** Start of EXCERPTED DATA **

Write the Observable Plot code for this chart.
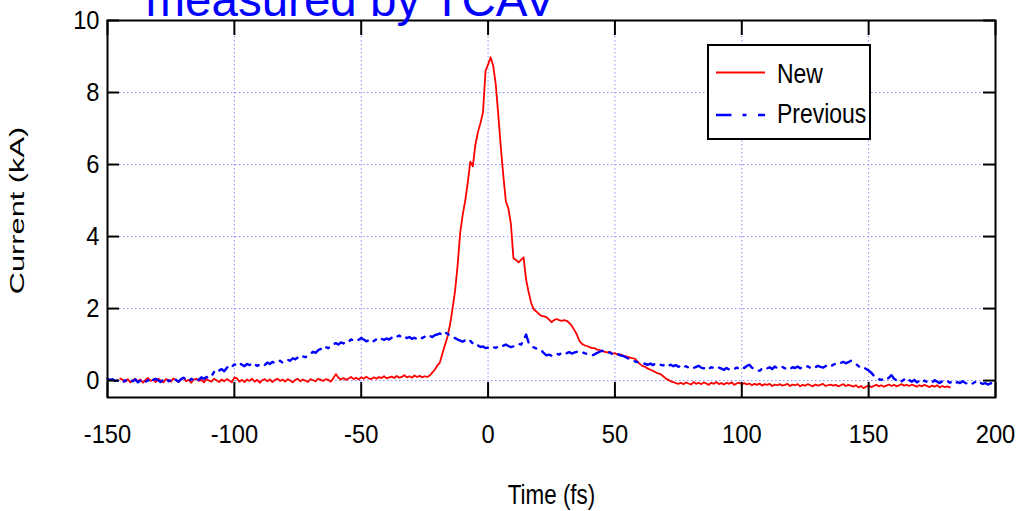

** End of EXCERPTED DATA **
** Start of EXCERPTED DATA **

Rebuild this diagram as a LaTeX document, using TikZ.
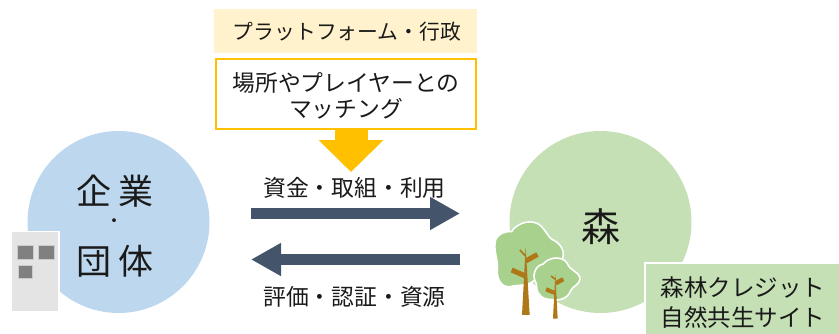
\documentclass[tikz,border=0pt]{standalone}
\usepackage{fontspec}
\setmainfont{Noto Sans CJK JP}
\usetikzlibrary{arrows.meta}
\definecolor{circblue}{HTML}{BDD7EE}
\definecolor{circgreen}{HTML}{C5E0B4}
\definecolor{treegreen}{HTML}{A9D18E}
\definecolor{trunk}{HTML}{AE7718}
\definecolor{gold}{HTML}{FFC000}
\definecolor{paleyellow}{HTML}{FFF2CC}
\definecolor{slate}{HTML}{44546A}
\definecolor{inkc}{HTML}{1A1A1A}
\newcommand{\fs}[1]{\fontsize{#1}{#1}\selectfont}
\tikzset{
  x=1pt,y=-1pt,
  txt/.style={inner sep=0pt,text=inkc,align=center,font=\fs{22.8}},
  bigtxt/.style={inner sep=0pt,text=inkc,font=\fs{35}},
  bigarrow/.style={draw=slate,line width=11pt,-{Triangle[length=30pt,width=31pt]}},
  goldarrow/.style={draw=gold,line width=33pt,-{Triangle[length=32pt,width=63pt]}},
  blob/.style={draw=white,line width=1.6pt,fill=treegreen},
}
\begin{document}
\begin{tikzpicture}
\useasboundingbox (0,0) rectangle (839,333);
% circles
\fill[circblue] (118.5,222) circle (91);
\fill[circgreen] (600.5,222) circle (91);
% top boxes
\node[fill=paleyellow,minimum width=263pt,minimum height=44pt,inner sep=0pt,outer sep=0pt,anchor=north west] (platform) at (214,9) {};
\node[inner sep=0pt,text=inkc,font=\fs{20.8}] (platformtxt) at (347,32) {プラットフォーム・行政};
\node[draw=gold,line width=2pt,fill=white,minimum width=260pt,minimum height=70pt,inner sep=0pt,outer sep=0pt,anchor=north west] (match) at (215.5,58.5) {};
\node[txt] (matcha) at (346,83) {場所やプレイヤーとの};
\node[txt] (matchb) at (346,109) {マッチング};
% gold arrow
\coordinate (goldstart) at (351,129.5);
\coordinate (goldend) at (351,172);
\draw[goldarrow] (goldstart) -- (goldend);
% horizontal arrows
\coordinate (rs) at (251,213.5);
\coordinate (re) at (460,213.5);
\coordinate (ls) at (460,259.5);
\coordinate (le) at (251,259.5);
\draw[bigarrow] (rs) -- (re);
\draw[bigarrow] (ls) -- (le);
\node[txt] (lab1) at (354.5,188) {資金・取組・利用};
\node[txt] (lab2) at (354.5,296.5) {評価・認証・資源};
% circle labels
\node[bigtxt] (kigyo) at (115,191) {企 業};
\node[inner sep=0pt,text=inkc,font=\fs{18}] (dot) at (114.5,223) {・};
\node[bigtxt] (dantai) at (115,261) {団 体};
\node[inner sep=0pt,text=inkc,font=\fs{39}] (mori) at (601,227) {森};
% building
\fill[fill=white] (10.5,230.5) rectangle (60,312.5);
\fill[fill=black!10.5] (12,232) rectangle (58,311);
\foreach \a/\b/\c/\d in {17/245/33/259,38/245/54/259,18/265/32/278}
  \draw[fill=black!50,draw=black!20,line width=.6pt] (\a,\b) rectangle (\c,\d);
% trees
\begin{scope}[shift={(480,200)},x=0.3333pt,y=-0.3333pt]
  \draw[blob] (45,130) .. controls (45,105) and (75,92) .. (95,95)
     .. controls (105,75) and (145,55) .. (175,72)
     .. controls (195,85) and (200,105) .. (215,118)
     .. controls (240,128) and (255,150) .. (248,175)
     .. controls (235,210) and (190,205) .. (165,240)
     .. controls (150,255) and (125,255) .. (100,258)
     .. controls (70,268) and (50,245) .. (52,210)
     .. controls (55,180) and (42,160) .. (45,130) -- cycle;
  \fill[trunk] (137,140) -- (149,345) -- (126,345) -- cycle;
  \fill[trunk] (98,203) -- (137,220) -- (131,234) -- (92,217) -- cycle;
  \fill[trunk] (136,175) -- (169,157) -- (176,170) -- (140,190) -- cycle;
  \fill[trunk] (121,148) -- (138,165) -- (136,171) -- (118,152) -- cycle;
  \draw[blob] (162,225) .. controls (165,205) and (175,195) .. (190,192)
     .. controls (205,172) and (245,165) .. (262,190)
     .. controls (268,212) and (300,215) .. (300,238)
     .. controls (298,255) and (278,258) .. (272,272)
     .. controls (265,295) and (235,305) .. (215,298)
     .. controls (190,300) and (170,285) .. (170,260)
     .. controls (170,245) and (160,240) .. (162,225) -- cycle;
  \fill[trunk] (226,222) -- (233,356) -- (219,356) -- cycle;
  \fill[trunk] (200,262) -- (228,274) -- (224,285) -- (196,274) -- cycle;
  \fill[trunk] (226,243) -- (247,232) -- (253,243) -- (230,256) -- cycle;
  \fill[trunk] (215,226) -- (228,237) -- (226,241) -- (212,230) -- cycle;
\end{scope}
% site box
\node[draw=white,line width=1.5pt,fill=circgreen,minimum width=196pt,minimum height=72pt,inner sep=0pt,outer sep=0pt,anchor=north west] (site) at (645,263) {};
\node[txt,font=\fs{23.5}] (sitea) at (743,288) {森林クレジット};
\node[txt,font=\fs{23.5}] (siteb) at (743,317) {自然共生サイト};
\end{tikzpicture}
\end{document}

** End of EXCERPTED DATA **
** Start of EXCERPTED DATA **

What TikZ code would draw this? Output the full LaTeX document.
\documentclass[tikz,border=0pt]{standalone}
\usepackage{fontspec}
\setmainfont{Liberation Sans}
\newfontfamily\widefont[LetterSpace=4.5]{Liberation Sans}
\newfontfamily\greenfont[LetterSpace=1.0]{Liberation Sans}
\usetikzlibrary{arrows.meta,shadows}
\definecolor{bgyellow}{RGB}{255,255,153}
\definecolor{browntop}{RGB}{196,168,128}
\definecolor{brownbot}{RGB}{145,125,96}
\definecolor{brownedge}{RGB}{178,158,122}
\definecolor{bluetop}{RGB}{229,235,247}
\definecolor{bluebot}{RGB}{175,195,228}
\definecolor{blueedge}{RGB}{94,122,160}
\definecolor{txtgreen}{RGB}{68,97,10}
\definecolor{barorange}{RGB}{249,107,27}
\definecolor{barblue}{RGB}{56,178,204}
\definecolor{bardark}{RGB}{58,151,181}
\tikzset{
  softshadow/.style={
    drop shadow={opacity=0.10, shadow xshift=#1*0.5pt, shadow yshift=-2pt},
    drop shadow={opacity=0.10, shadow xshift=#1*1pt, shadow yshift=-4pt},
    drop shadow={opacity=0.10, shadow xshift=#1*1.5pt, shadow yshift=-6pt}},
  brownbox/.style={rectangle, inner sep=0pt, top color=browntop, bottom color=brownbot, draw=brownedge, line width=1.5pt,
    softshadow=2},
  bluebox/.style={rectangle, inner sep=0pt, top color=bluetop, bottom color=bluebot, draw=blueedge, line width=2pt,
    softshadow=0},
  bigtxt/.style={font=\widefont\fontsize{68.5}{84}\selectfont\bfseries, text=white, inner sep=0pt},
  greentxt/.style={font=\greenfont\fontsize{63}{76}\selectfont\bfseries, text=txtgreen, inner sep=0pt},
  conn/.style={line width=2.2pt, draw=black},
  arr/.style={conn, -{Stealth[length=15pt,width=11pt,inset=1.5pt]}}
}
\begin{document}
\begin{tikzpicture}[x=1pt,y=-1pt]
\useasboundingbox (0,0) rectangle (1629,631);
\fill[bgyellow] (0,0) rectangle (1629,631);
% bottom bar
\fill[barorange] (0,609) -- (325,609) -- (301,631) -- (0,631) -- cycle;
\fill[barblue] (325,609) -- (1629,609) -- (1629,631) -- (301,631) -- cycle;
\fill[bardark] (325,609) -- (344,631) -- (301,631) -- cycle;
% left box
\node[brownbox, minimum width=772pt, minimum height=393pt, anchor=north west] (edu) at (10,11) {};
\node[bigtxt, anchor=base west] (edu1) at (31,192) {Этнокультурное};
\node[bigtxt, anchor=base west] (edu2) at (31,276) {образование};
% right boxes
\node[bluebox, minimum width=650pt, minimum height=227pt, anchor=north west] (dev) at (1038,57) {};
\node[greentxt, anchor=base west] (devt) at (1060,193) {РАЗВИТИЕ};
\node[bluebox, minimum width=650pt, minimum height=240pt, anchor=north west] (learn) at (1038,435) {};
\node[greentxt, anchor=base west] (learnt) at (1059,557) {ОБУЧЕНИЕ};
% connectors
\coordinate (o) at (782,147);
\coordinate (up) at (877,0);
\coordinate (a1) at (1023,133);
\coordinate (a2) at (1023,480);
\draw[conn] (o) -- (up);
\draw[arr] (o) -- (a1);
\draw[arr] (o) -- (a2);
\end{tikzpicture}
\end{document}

** End of EXCERPTED DATA **

● **GOAL**
All lines of the data above that include the word "code" must be shown.

● **THE RESULT**
Write the Observable Plot code for this chart.
What TikZ code would draw this? Output the full LaTeX document.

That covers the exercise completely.